The validated IC method offers several practical advantages for water quality laboratories:

• Faster throughput: nearly halved run time improves sample throughput and reduces per-sample consumable use.
• Regulatory suitability: LODs and linear ranges meet or exceed requirements for regulated DBPs under GB 5749-2022.
• Cost-efficiency: conductivity detection with eluent generation avoids the higher cost and complexity of mass-spectrometric systems for the targeted analyte panel.
• Robustness: stable retention times (RSD < 0.3%) and peak area precision (RSD < 0.9%) support routine implementation.

Limitations and considerations

• High-level common ions in drinking water (chloride, nitrate, sulfate, carbonate) may complicate separations for broader analyte panels; careful method development and gradient optimization remain important.
• TCAA had higher LOD/LOQ than the other analytes; laboratories requiring lower pg–ng/L detection for certain DBPs may need IC-MS/MS approaches.
• The method operates at high pressure (~2,800 psi); older IC hardware not rated for such pressures may be unsuitable.

Future trends and applications

Anticipated developments and extensions in DBP analysis include:

• Broader panels and lower detection limits via coupling IC to tandem mass spectrometry (IC–MS/MS) to capture a wider range of HAAs and trace DBPs.
• Automation and on-line sample preconcentration (e.g., on-line SPE) to improve sensitivity and reduce manual sample handling.
• Miniaturized and higher-efficiency stationary phases (sub-2 μm and core–shell technologies) for even faster separations, balanced against system pressure limits.
• Integration with laboratory information management systems (LIMS) and routine compliance workflows to streamline reporting.
• Development of green analytical approaches using reduced solvent usage and optimized reagent consumption.

Conclusion

This application demonstrates a practical, high-throughput IC method for five regulated DBPs in drinking water using KOH gradient elution and suppressed conductivity detection.
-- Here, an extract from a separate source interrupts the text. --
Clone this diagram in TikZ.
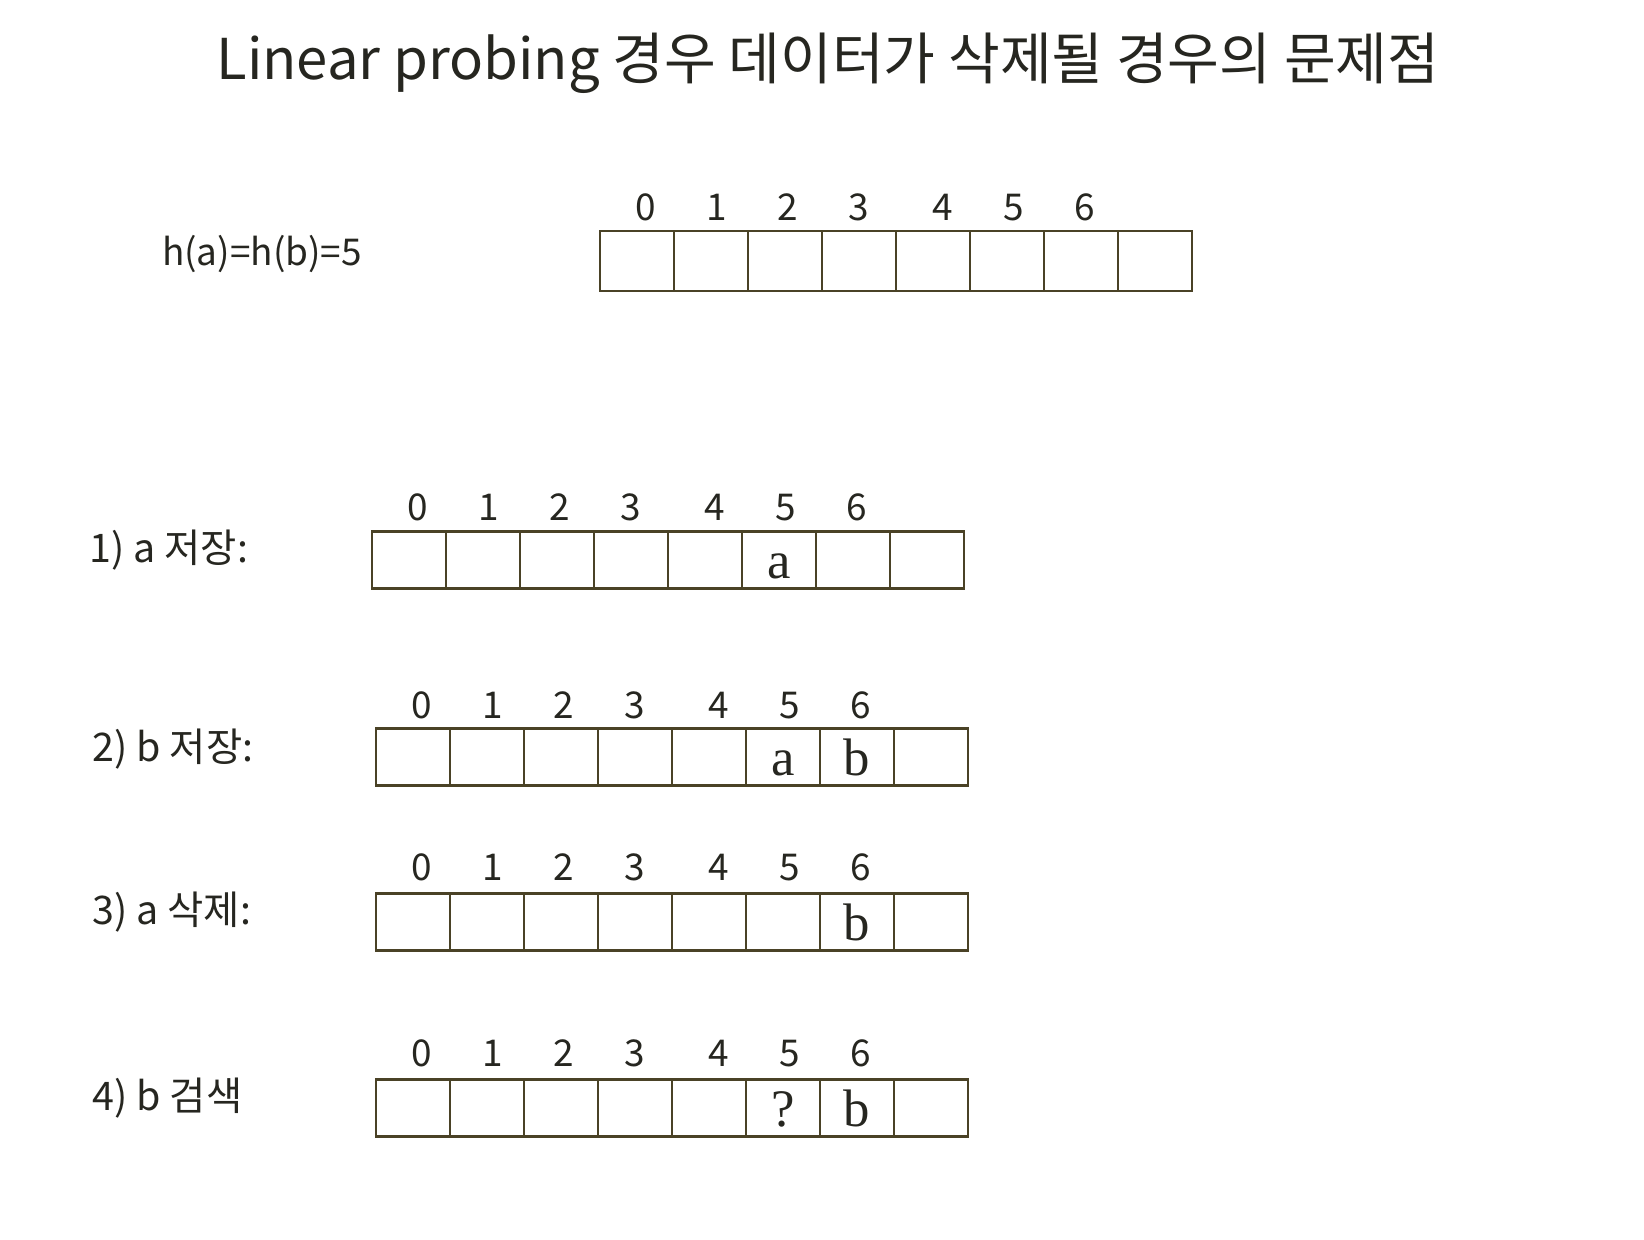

By employing a 4 μm IonPac AS19 column and a modern RFIC platform, the method achieves rapid separation (21 min total), sub- to low-μg/L detection capabilities, excellent linearity, and reliable accuracy and precision—making it suitable for routine monitoring and regulatory compliance testing in modern water testing laboratories.

Reference

1. Xinyuan Yi, Xinlu Qu, Xin Long, et al. Research progress on chemical properties, transformation, and toxicity of typical disinfection by-products in drinking water. Asian Journal of Ecotoxicology, 2023, 18(02):97–110.
2. Sandhya Rao Poleneni. Chapter 13 - Global disinfection by-products regulatory compliance framework overview, in Disinfection By-products in Drinking Water: Detection and Treatment, edited by Majeti Narasimha Vara Prasad. Butterworth-Heinemann, 2020.
3. Xin Zhang, Charanjit Saini, Chris Pohl, and Yan Li. Thermo Scientific Application Note AN73343: Fast Determination of Nine Haloacetic Acids, Bromate, and Dalapon at Trace Levels in Drinking Water Samples by Tandem IC-MS/MS. 2020.